Make an exact copy of all the entries below, with the pictures left out.
BEGIN Materials provided
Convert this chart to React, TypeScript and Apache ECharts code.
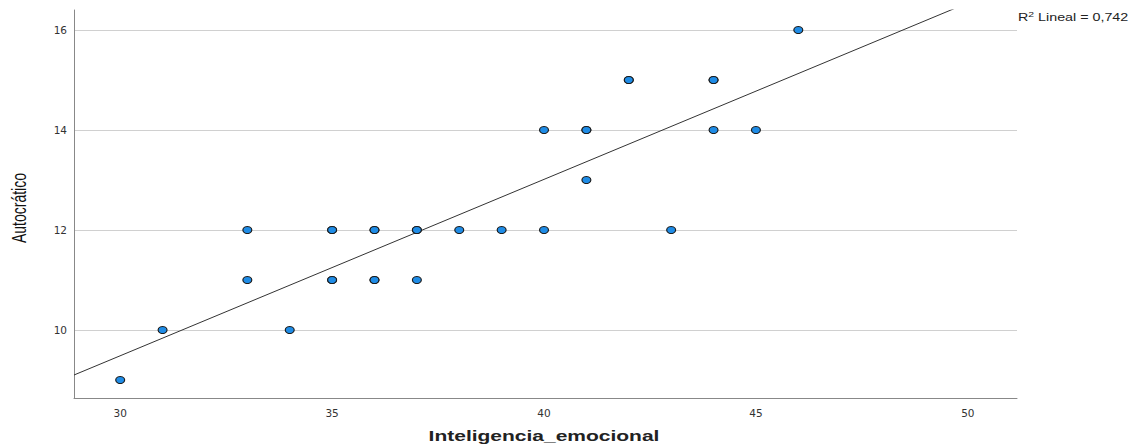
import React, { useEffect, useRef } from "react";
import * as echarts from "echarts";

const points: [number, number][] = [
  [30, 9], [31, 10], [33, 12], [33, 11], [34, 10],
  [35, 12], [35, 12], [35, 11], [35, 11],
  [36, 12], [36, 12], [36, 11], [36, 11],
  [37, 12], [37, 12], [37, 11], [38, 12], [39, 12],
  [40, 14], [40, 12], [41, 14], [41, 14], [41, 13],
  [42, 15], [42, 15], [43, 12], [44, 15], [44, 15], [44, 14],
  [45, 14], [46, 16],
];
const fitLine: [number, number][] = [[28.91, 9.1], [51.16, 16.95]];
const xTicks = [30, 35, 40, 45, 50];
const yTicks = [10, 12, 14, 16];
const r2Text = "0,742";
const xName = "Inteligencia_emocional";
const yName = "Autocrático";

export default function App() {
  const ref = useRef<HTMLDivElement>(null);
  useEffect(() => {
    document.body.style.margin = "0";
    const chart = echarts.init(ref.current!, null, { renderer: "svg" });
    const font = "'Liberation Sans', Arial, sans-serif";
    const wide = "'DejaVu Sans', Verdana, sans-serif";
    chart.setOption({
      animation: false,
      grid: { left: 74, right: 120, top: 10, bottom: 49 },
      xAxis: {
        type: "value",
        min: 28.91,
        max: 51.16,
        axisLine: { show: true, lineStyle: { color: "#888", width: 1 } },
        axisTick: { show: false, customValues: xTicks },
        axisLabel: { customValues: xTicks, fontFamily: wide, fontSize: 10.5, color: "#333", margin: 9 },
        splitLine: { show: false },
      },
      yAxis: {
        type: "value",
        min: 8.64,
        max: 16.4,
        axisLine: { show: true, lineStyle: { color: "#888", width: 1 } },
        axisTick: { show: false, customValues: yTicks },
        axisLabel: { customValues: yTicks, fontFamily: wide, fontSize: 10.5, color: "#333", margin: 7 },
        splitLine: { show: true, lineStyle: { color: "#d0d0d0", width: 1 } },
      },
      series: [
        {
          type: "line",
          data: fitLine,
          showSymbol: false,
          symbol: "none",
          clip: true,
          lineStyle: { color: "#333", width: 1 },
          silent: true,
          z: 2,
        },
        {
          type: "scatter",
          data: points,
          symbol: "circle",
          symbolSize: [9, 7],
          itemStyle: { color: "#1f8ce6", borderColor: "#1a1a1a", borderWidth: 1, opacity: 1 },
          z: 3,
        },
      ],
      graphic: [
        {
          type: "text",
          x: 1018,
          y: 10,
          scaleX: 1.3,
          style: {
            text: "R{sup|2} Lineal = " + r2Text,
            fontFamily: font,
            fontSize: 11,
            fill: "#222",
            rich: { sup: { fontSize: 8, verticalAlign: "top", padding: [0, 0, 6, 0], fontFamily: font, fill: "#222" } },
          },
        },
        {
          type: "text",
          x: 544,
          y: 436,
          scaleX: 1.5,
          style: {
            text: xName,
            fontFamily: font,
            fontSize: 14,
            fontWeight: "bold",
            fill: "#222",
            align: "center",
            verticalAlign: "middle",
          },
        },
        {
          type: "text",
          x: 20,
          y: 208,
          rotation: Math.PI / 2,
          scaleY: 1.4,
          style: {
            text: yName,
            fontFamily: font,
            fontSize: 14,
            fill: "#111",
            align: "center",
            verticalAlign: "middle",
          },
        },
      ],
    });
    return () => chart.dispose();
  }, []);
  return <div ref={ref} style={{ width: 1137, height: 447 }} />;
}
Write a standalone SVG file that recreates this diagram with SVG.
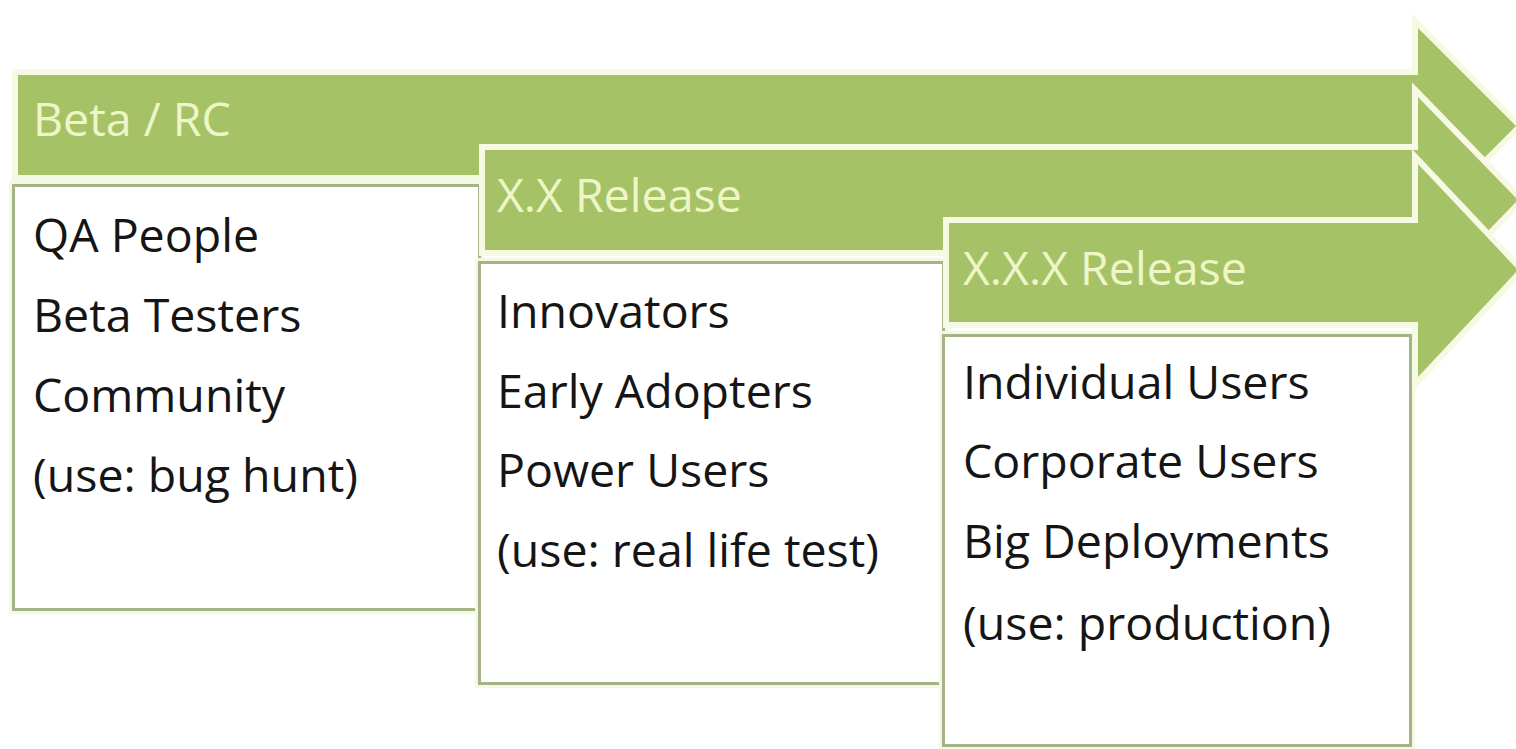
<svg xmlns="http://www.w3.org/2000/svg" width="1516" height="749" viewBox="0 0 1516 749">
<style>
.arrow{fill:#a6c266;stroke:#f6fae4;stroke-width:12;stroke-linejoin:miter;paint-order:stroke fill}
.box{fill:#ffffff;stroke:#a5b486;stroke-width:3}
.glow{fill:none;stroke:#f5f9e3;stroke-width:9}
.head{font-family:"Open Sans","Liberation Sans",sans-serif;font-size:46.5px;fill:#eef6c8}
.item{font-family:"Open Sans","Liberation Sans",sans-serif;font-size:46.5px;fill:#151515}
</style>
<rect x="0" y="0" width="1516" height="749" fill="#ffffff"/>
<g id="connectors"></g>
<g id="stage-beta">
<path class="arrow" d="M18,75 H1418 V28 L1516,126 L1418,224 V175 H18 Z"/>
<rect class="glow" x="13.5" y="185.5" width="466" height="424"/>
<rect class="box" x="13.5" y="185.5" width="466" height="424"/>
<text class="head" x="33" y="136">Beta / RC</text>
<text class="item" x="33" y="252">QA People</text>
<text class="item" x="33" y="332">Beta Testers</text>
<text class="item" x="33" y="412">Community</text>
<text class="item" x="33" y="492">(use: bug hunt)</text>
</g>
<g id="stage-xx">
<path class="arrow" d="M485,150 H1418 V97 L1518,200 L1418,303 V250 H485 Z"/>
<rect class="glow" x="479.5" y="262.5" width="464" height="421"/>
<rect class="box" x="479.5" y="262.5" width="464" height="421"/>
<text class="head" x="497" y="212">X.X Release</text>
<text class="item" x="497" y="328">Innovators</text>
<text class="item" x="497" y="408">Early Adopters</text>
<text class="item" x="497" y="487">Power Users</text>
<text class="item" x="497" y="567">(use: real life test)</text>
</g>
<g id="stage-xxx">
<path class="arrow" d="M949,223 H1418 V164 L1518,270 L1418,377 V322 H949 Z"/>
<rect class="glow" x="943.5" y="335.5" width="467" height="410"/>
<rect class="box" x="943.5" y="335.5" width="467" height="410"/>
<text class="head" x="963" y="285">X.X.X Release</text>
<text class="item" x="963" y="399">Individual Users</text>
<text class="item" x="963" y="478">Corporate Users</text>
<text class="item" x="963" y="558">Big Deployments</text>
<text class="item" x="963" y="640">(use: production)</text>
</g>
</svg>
END Materials provided
* The output *
Convert this chart to React, TypeScript and Apache ECharts code.
import React, { useEffect, useRef } from "react";
import * as echarts from "echarts";

const points: [number, number][] = [
  [30, 9], [31, 10], [33, 12], [33, 11], [34, 10],
  [35, 12], [35, 12], [35, 11], [35, 11],
  [36, 12], [36, 12], [36, 11], [36, 11],
  [37, 12], [37, 12], [37, 11], [38, 12], [39, 12],
  [40, 14], [40, 12], [41, 14], [41, 14], [41, 13],
  [42, 15], [42, 15], [43, 12], [44, 15], [44, 15], [44, 14],
  [45, 14], [46, 16],
];
const fitLine: [number, number][] = [[28.91, 9.1], [51.16, 16.95]];
const xTicks = [30, 35, 40, 45, 50];
const yTicks = [10, 12, 14, 16];
const r2Text = "0,742";
const xName = "Inteligencia_emocional";
const yName = "Autocrático";

export default function App() {
  const ref = useRef<HTMLDivElement>(null);
  useEffect(() => {
    document.body.style.margin = "0";
    const chart = echarts.init(ref.current!, null, { renderer: "svg" });
    const font = "'Liberation Sans', Arial, sans-serif";
    const wide = "'DejaVu Sans', Verdana, sans-serif";
    chart.setOption({
      animation: false,
      grid: { left: 74, right: 120, top: 10, bottom: 49 },
      xAxis: {
        type: "value",
        min: 28.91,
        max: 51.16,
        axisLine: { show: true, lineStyle: { color: "#888", width: 1 } },
        axisTick: { show: false, customValues: xTicks },
        axisLabel: { customValues: xTicks, fontFamily: wide, fontSize: 10.5, color: "#333", margin: 9 },
        splitLine: { show: false },
      },
      yAxis: {
        type: "value",
        min: 8.64,
        max: 16.4,
        axisLine: { show: true, lineStyle: { color: "#888", width: 1 } },
        axisTick: { show: false, customValues: yTicks },
        axisLabel: { customValues: yTicks, fontFamily: wide, fontSize: 10.5, color: "#333", margin: 7 },
        splitLine: { show: true, lineStyle: { color: "#d0d0d0", width: 1 } },
      },
      series: [
        {
          type: "line",
          data: fitLine,
          showSymbol: false,
          symbol: "none",
          clip: true,
          lineStyle: { color: "#333", width: 1 },
          silent: true,
          z: 2,
        },
        {
          type: "scatter",
          data: points,
          symbol: "circle",
          symbolSize: [9, 7],
          itemStyle: { color: "#1f8ce6", borderColor: "#1a1a1a", borderWidth: 1, opacity: 1 },
          z: 3,
        },
      ],
      graphic: [
        {
          type: "text",
          x: 1018,
          y: 10,
          scaleX: 1.3,
          style: {
            text: "R{sup|2} Lineal = " + r2Text,
            fontFamily: font,
            fontSize: 11,
            fill: "#222",
            rich: { sup: { fontSize: 8, verticalAlign: "top", padding: [0, 0, 6, 0], fontFamily: font, fill: "#222" } },
          },
        },
        {
          type: "text",
          x: 544,
          y: 436,
          scaleX: 1.5,
          style: {
            text: xName,
            fontFamily: font,
            fontSize: 14,
            fontWeight: "bold",
            fill: "#222",
            align: "center",
            verticalAlign: "middle",
          },
        },
        {
          type: "text",
          x: 20,
          y: 208,
          rotation: Math.PI / 2,
          scaleY: 1.4,
          style: {
            text: yName,
            fontFamily: font,
            fontSize: 14,
            fill: "#111",
            align: "center",
            verticalAlign: "middle",
          },
        },
      ],
    });
    return () => chart.dispose();
  }, []);
  return <div ref={ref} style={{ width: 1137, height: 447 }} />;
}
Write a standalone SVG file that recreates this diagram with SVG.
<svg xmlns="http://www.w3.org/2000/svg" width="1516" height="749" viewBox="0 0 1516 749">
<style>
.arrow{fill:#a6c266;stroke:#f6fae4;stroke-width:12;stroke-linejoin:miter;paint-order:stroke fill}
.box{fill:#ffffff;stroke:#a5b486;stroke-width:3}
.glow{fill:none;stroke:#f5f9e3;stroke-width:9}
.head{font-family:"Open Sans","Liberation Sans",sans-serif;font-size:46.5px;fill:#eef6c8}
.item{font-family:"Open Sans","Liberation Sans",sans-serif;font-size:46.5px;fill:#151515}
</style>
<rect x="0" y="0" width="1516" height="749" fill="#ffffff"/>
<g id="connectors"></g>
<g id="stage-beta">
<path class="arrow" d="M18,75 H1418 V28 L1516,126 L1418,224 V175 H18 Z"/>
<rect class="glow" x="13.5" y="185.5" width="466" height="424"/>
<rect class="box" x="13.5" y="185.5" width="466" height="424"/>
<text class="head" x="33" y="136">Beta / RC</text>
<text class="item" x="33" y="252">QA People</text>
<text class="item" x="33" y="332">Beta Testers</text>
<text class="item" x="33" y="412">Community</text>
<text class="item" x="33" y="492">(use: bug hunt)</text>
</g>
<g id="stage-xx">
<path class="arrow" d="M485,150 H1418 V97 L1518,200 L1418,303 V250 H485 Z"/>
<rect class="glow" x="479.5" y="262.5" width="464" height="421"/>
<rect class="box" x="479.5" y="262.5" width="464" height="421"/>
<text class="head" x="497" y="212">X.X Release</text>
<text class="item" x="497" y="328">Innovators</text>
<text class="item" x="497" y="408">Early Adopters</text>
<text class="item" x="497" y="487">Power Users</text>
<text class="item" x="497" y="567">(use: real life test)</text>
</g>
<g id="stage-xxx">
<path class="arrow" d="M949,223 H1418 V164 L1518,270 L1418,377 V322 H949 Z"/>
<rect class="glow" x="943.5" y="335.5" width="467" height="410"/>
<rect class="box" x="943.5" y="335.5" width="467" height="410"/>
<text class="head" x="963" y="285">X.X.X Release</text>
<text class="item" x="963" y="399">Individual Users</text>
<text class="item" x="963" y="478">Corporate Users</text>
<text class="item" x="963" y="558">Big Deployments</text>
<text class="item" x="963" y="640">(use: production)</text>
</g>
</svg>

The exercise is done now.